Friday, May 14, 2010

Art Fest at Baker Center: Making Time for Art

On May 11, 2010, Ohio University's University Program Council (UPC) hosted an event that allowed Ohio University students to showcase their artwork, but to very little response.

Art Fest, as described on the UPC event page, was "an opportunity to showcase your work!" and was listed among "Film & Culture" events by the UPC, which are events they say, "cater to diverse populations." However, on their busy Tuesday between classes, not many among the "diverse population" of students seemed to want to make time for the event.

The event's Facebook page had only 141 confirmed guests, and one post from musician Emily Dale who made a quick plug for herself, saying, "I'll be playing from 12:30-1:30 :) Hope you can make it!!!!"

It was her soaring soprano that I heard as I entered Baker that day. I looked around, having expected random displays of art to be scattered around Baker Center from the Facebook event's description telling me it would "take place throughout all of Baker Center," but I was surprised to find nothing at first. I made my way down the escalators, past the windows in front of which Miss Dale was performing on the third floor and finally found the art tucked in a corner on the second floor of Baker Center just outside the gallery.

There, I talked to Ashley Laber, a member of UPC who told me a bit about Art Fest.

"It's basically just a free art show," Laber said. "It's mostly student work, but we have a table full of professors' work. Basically, we just wanted to showcase the work that people are doing on campus and provide it for the community."

The event, she said, was working with Ohio University's International Week, which saw Baker Center covered in flags from all over the world that day.

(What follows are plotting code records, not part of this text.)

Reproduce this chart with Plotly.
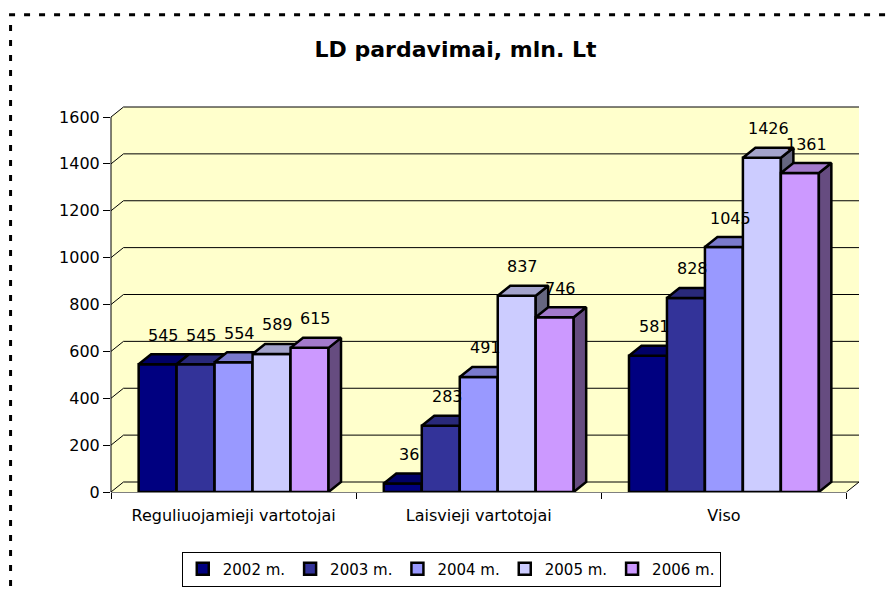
import plotly.graph_objects as go

# ---------------- data ----------------
categories = ["Reguliuojamieji vartotojai", "Laisvieji vartotojai", "Viso"]
years = ["2002 m.", "2003 m.", "2004 m.", "2005 m.", "2006 m."]
values_2002 = [545, 36, 581]
values_2003 = [545, 283, 828]
values_2004 = [554, 491, 1045]
values_2005 = [589, 837, 1426]
values_2006 = [615, 746, 1361]
y_tick_values = [0, 200, 400, 600, 800, 1000, 1200, 1400, 1600]
chart_title = "LD pardavimai, mln. Lt"

series = [values_2002, values_2003, values_2004, values_2005, values_2006]

# ---------------- style ----------------
front_colors = ["#000080", "#333399", "#9999FF", "#CCCCFF", "#CC99FF"]
top_colors = ["#000066", "#29297A", "#7A7ACC", "#A3A3CC", "#A37ACC"]
side_colors = ["#000040", "#1A1A4D", "#4D4D80", "#666680", "#664C80"]
WALL = "#FFFFCC"
FONT = "DejaVu Sans"
FS = 16
EDGE = 2.5

W, H = 890, 594
ML, MR, MT, MB = 111, 30.5, 106, 102
PX_X = 736 / 3.0          # pixels per category
PX_Y = 375 / 1600.0       # pixels per value unit
DX = 12.5 / PX_X          # 3-D depth, x
DY = 10 / PX_Y            # 3-D depth, y
BAR_W = 38 / PX_X
X_MIN = -0.5
X_MAX = X_MIN + (W - ML - MR) / PX_X
Y_MAX = (H - MT - MB) / PX_Y
FRONT_RIGHT = len(categories) - 0.5


def px_to_paper_x(px):
    return (px - ML) / (W - ML - MR)


def px_to_paper_y(py):
    return (H - MB - py) / (H - MT - MB)


def offset(s):
    return -2.5 * BAR_W + s * BAR_W


fig = go.Figure()

n = len(series)
for s, vals in enumerate(series):
    ya = "y" if s == 0 else "y%d" % (s + 1)
    # front faces
    fig.add_trace(go.Bar(
        x=list(range(len(categories))), y=vals, name=years[s],
        width=BAR_W, offset=offset(s), yaxis=ya,
        marker=dict(color=front_colors[s], line=dict(color="black", width=EDGE)),
        cliponaxis=False, hoverinfo="skip",
    ))
    # top & side faces
    tx, ty, sx, sy = [], [], [], []
    for i, v in enumerate(vals):
        x0 = i + offset(s)
        x1 = x0 + BAR_W
        tx += [x0, x0 + DX, x1 + DX, x1, x0, None]
        ty += [v, v + DY, v + DY, v, v, None]
        sx += [x1, x1 + DX, x1 + DX, x1, x1, None]
        sy += [v, v + DY, DY, 0, v, None]
    fig.add_trace(go.Scatter(
        x=sx, y=sy, yaxis=ya, mode="lines", fill="toself",
        fillcolor=side_colors[s], line=dict(color="black", width=EDGE),
        showlegend=False, hoverinfo="skip",
    ))
    fig.add_trace(go.Scatter(
        x=tx, y=ty, yaxis=ya, mode="lines", fill="toself",
        fillcolor=top_colors[s], line=dict(color="black", width=EDGE),
        showlegend=False, hoverinfo="skip",
    ))

# ---------------- walls, floor, gridlines ----------------
shapes = []
wall_path = "M %f,%f L %f,%f L %f,%f L %f,%f L %f,%f L %f,%f Z" % (
    X_MIN, 0, X_MIN, y_tick_values[-1], X_MIN + DX, y_tick_values[-1] + DY,
    FRONT_RIGHT + DX, y_tick_values[-1] + DY, FRONT_RIGHT + DX, DY, FRONT_RIGHT, 0)
shapes.append(dict(type="path", path=wall_path, xref="x", yref="y",
                   fillcolor=WALL, line=dict(width=0), layer="below"))
grid_path = ""
for t in y_tick_values:
    grid_path += "M %f,%f L %f,%f L %f,%f " % (
        X_MIN, t, X_MIN + DX, t + DY, FRONT_RIGHT + DX, t + DY)
grid_path += "M %f,%f L %f,%f" % (FRONT_RIGHT, 0, FRONT_RIGHT + DX, DY)
shapes.append(dict(type="path", path=grid_path, xref="x", yref="y",
                   line=dict(color="black", width=1), layer="below"))
# floor front edge (x axis line)
shapes.append(dict(type="line", xref="x", yref="paper", x0=X_MIN, x1=FRONT_RIGHT,
                   y0=0, y1=0, line=dict(color="black", width=1), layer="below"))
# y axis line
shapes.append(dict(type="line", xref="paper", yref="y", x0=0, x1=0,
                   y0=0, y1=y_tick_values[-1], line=dict(color="black", width=1),
                   layer="above"))
# dashed chart border
shapes.append(dict(type="line", xref="paper", yref="paper",
                   x0=px_to_paper_x(9), x1=px_to_paper_x(900),
                   y0=px_to_paper_y(14.7), y1=px_to_paper_y(14.7),
                   line=dict(color="black", width=3, dash="6px,9px")))
shapes.append(dict(type="line", xref="paper", yref="paper",
                   x0=px_to_paper_x(10.5), x1=px_to_paper_x(10.5),
                   y0=px_to_paper_y(25), y1=px_to_paper_y(600),
                   line=dict(color="black", width=3, dash="6px,9px")))

# ---------------- data labels ----------------
annotations = []
for s, vals in enumerate(series):
    for i, v in enumerate(vals):
        annotations.append(dict(
            x=i + offset(s) + BAR_W / 2 + DX / 2, y=v + DY, xref="x", yref="y",
            text=str(v), showarrow=False, yshift=19,
            xanchor="center", yanchor="middle",
            font=dict(family=FONT, size=FS, color="black")))

layout = dict(
    width=W, height=H, autosize=False,
    margin=dict(l=ML, r=MR, t=MT, b=MB, pad=0, autoexpand=False),
    paper_bgcolor="white", plot_bgcolor="rgba(0,0,0,0)",
    barmode="overlay",
    title=dict(text=chart_title, x=455.5 / W, xref="container", xanchor="center",
               y=1 - 49 / H, yref="container", yanchor="middle",
               font=dict(family=FONT, size=22, color="black", weight="bold")),
    xaxis=dict(range=[X_MIN, X_MAX], tickmode="array",
               tickvals=list(range(len(categories))), ticktext=categories,
               ticks="outside", ticklen=9, tickcolor="rgba(0,0,0,0)",
               minor=dict(tickmode="array",
                          tickvals=[k - 0.5 for k in range(len(categories) + 1)],
                          ticks="outside", ticklen=6, tickcolor="black", tickwidth=1),
               showgrid=False, zeroline=False, showline=False,
               tickfont=dict(family=FONT, size=FS, color="black"),
               fixedrange=True),
    yaxis=dict(range=[0, Y_MAX], tickmode="array", tickvals=y_tick_values,
               ticks="outside", ticklen=7, tickcolor="black", tickwidth=1,
               showgrid=False, zeroline=False, showline=False,
               tickfont=dict(family=FONT, size=FS, color="black"),
               fixedrange=True),
    legend=dict(orientation="h", x=px_to_paper_x(451.5), xanchor="center",
                y=px_to_paper_y(569), yanchor="middle",
                bordercolor="black", borderwidth=1, bgcolor="white",
                font=dict(family=FONT, size=15, color="black"),
                itemwidth=30, traceorder="normal"),
    shapes=shapes,
    annotations=annotations,
    showlegend=True,
)
for k in range(2, n + 1):
    layout["yaxis%d" % k] = dict(overlaying="y", range=[0, Y_MAX], visible=False,
                                 fixedrange=True)
fig.update_layout(**layout)

fig.write_html("out.html",
               config={"displayModeBar": False},
               post_script="document.body.style.margin='0px';"
                           "document.body.style.overflow='hidden';")
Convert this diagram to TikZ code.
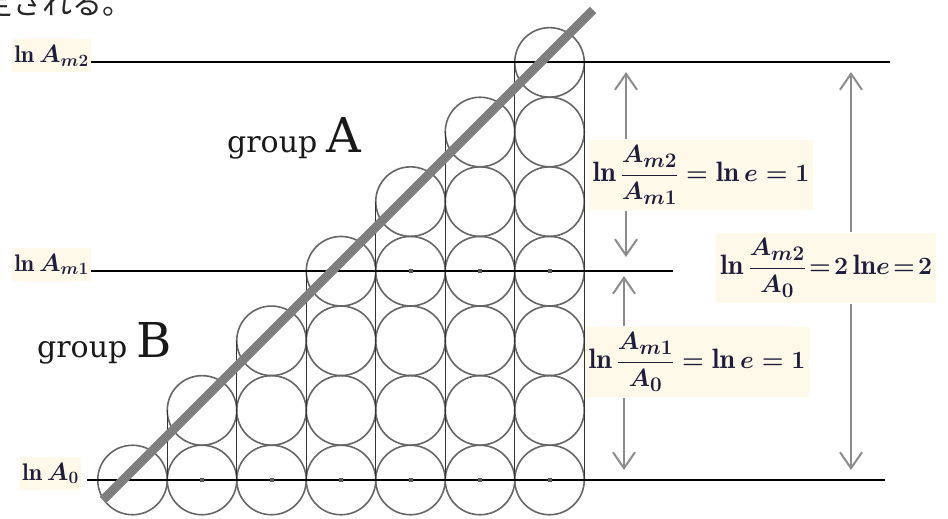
\documentclass[tikz,border=0pt]{standalone}
\usepackage{fontspec}
\newfontfamily\jpfont{Noto Sans CJK JP}
\newfontfamily\grpfont{DejaVu Serif}
\usepackage{tikz}
\usetikzlibrary{arrows.meta}
\definecolor{inkc}{HTML}{1E1E3C}
\definecolor{creambg}{HTML}{FFF9EA}
\definecolor{circc}{HTML}{666666}
\definecolor{barc}{HTML}{7F7F7F}
\definecolor{arrowc}{HTML}{8C8C8C}
\tikzset{
  ar/.style={-{Straight Barb[length=16pt,width=22pt]},line width=2pt,arrowc},
  lbl/.style={fill=creambg,text=inkc,inner xsep=2pt,inner ysep=6pt,font=\fontsize{24}{28}\selectfont\boldmath},
  eqbox/.style={fill=creambg,text=inkc,inner xsep=4pt,inner ysep=6pt,font=\fontsize{28}{32}\selectfont\boldmath},
  grp/.style={anchor=base west,inner sep=0pt,text=black!90,font=\grpfont\fontsize{30}{36}\selectfont},
  circ/.style={circc,line width=1.6pt},
  col/.style={black!80,line width=1.4pt},
  hl/.style={black,line width=2pt}
}

\begin{document}
\begin{tikzpicture}[x=1pt,y=-1pt]
\clip (0,0) rectangle (948,519);
\fill[white] (0,0) rectangle (948,519);
% stacked columns of circles
\foreach \k in {0,...,6}{
  \pgfmathsetmacro\cx{132.5+69.5*\k}
  \pgfmathsetmacro\ty{480-69.6*\k}
  \foreach \j in {0,...,\k}{
    \draw[circ] (\cx,{480-69.6*\j}) circle[radius=34.75];
  }
  \draw[col] ({\cx-34.75},\ty) -- ({\cx-34.75},480);
  \draw[col] ({\cx+34.75},\ty) -- ({\cx+34.75},480);
}
% levels
\node[lbl,anchor=base east] (lm2) at (91,62.4) {$\ln A_{m2}$};
\node[lbl,anchor=base east] (lm1) at (91,271.2) {$\ln A_{m1}$};
\node[lbl,anchor=base east] (l0) at (81,480) {$\ln A_0$};
\coordinate (e2) at (890,62.4);
\coordinate (e1) at (673,271.2);
\coordinate (s0) at (87,480);
\coordinate (e0) at (885,480);
\draw[hl] (lm2.base east) -- (e2);
\draw[hl] (lm1.base east) -- (e1);
\draw[hl] (s0) -- (e0);
\foreach \k in {1,...,6}{\fill[black!65] ({130.5+69.5*\k},478) rectangle ++(4,4);}
\foreach \k in {4,5,6}{\fill[black!65] ({130.5+69.5*\k},269.2) rectangle ++(4,4);}
% diagonal
\draw[barc,line width=9pt] (103,500) -- (593,10);
\node[grp] (grpA) at (227,152) {group \fontsize{48}{52}\selectfont A};
\node[grp] (grpB) at (37,357) {group \fontsize{48}{52}\selectfont B};
% differences
\node[eqbox] (r1) at (701,175) {$\displaystyle\ln\frac{A_{m2}}{A_{m1}}=\ln e=1$};
\node[eqbox,anchor=west] (r2) at (716,268) {$\displaystyle\ln\frac{A_{m2}}{A_0}\!=\!2\ln\!e\!=\!2$};
\node[eqbox] (r3) at (697,362) {$\displaystyle\ln\frac{A_{m1}}{A_0}=\ln e=1$};
\coordinate (u1) at (626,72);
\coordinate (d1) at (626,257);
\coordinate (u3) at (624,276);
\coordinate (d3) at (624,470);
\coordinate (u2) at (851,72);
\coordinate (d2) at (851,470);
\draw[ar] (r1.north -| u1) -- (u1);
\draw[ar] (r1.south -| d1) -- (d1);
\draw[ar] (r3.north -| u3) -- (u3);
\draw[ar] (r3.south -| d3) -- (d3);
\draw[ar] (r2.north -| u2) -- (u2);
\draw[ar] (r2.south -| d2) -- (d2);
\node[anchor=base west,inner sep=0pt,text=black!85,font=\jpfont\fontsize{30}{34}\selectfont] (jp) at (-18,15) {定される。};
\end{tikzpicture}
\end{document}
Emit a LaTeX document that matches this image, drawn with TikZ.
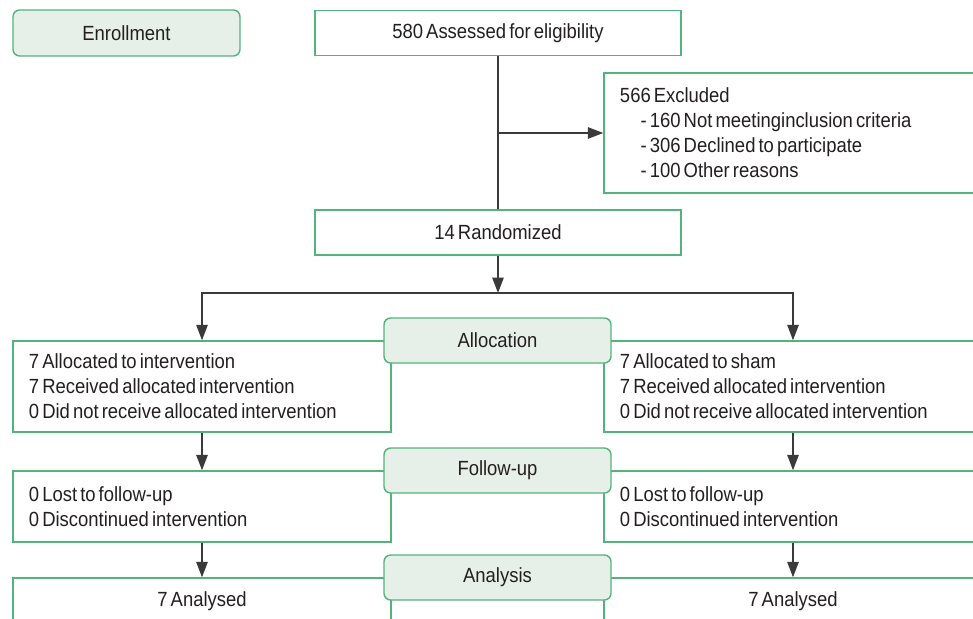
\documentclass[tikz,border=0pt]{standalone}
\usepackage{fontspec}
\setmainfont{Liberation Sans}[FakeStretch=0.9,WordSpace=0.6]
\usetikzlibrary{arrows.meta}
\definecolor{boxgreen}{HTML}{52B47C}
\definecolor{tagfill}{HTML}{E6F0E8}
\definecolor{lineink}{HTML}{3A3A3A}
\definecolor{textink}{HTML}{231F20}

\begin{document}
\begin{tikzpicture}[
  x=0.03cm,y=-0.03cm,
  line width=1.2pt,
  >={Triangle[length=0.46cm,width=0.34cm]},
  every node/.style={font=\fontsize{17.5}{21.3}\selectfont,text=textink},
  box/.style={draw=boxgreen,fill=white,inner sep=0pt},
  tag/.style={draw=boxgreen,fill=tagfill,rounded corners=0.2cm,
    minimum width=6.81cm,minimum height=1.35cm,inner sep=0pt},
  wide/.style={box,minimum width=10.98cm,minimum height=1.35cm},
  arm/.style={box,minimum width=11.34cm,text width=10.38cm,align=flush left},
  link/.style={draw=lineink}
]
\clip (0,0) rectangle (973,619);

% Top row
\node[tag,minimum height=1.38cm] (enroll) at (126.5,33) {Enrollment};
\node[wide] (assess) at (498,33) {580 Assessed for eligibility};
\node[arm,minimum height=3.6cm] (excl) at (793,133)
  {566 Excluded\\
   \hspace*{0.62cm}- 160 Not meetinginclusion criteria\\
   \hspace*{0.62cm}- 306 Declined to participate\\
   \hspace*{0.62cm}- 100 Other reasons};
\node[wide] (rand) at (498,232.5) {14 Randomized};

% Two arms
\node[arm,minimum height=2.73cm] (allocL) at (202,386.5)
  {7 Allocated to intervention\\
   7 Received allocated intervention\\
   0 Did not receive allocated intervention};
\node[arm,minimum height=2.73cm] (allocR) at (793,386.5)
  {7 Allocated to sham\\
   7 Received allocated intervention\\
   0 Did not receive allocated intervention};
\node[arm,minimum height=2.13cm] (followL) at (202,506.5)
  {0 Lost to follow-up\\
   0 Discontinued intervention};
\node[arm,minimum height=2.13cm] (followR) at (793,506.5)
  {0 Lost to follow-up\\
   0 Discontinued intervention};
\node[box,minimum width=11.34cm,minimum height=1.38cm] (anaL) at (202,601)
  {7 Analysed};
\node[box,minimum width=11.34cm,minimum height=1.38cm] (anaR) at (793,601)
  {7 Analysed};

% Stage tags sit over the box edges
\node[tag] (alloc) at (497.5,340.5) {Allocation};
\node[tag] (follow) at (497.5,470.5) {Follow-up};
\node[tag] (analysis) at (497.5,577.5) {Analysis};

% Connectors
\coordinate (branch) at (498,133);
\coordinate (split) at (498,293);
\draw[link] (assess.south) -- (rand.north);
\draw[link,->] (branch) -- (excl.west);
\draw[link,->] (rand.south) -- (split);
\draw[link,->] (split) -| (allocL.north);
\draw[link,->] (split) -| (allocR.north);
\draw[link,->] (allocL.south) -- (followL.north);
\draw[link,->] (allocR.south) -- (followR.north);
\draw[link,->] (followL.south) -- (anaL.north);
\draw[link,->] (followR.south) -- (anaR.north);

\end{tikzpicture}
\end{document}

In addition to the art, Laber added that they had free food and two different artists who were to perform on the floor above the display.

With food and an open call to display art, I found it surprising that there seemed to be so few pieces of art on display and so few people checking them out. Laber mentioned that UPC had "about 40 works of art from between 5 and 7 artists" on display.

Perhaps it was that they were tucked away in the corner and that the event didn't receive much promotion that kept students walking by rather than browsing the art.

"We have a lot of people just coming and going," said Laber, who also noted that the UPC display was bringing more traffic to the small gallery on the second floor of Baker than it usually sees.

Perhaps the gallery is just intimidating; perhaps art is intimidating.

Laber mentioned that some of the most traffic the display got was from students who were visiting as a part of their art classes.

Must we be obligated and pushed to take a step away from our lives to appreciate art?

For this blog, I made a point to seek out art in the community, and I found it was - often - not something that fit readily into my schedule, but that - in the end - was worth it to discover.


Veronica Norton said...

Interesting post! I agree that UPC didn't really do much to advertise this event! I basically live in Baker center and I didn't even know about this! It's too bad thought because I would have really liked to see this! Boo to UPC

Matt Schuldt said...

Cassie, I liked the post; it was very interesting! I agree too that they didn't really advertise this much. The first I heard of it was from my Review and Criticism teacher, and that was when it was already over. We ended up reviewing the NAMES Project AIDS Memorial Quilt that was displayed in Baker last week. I don't know if you saw it, but it was really interesting.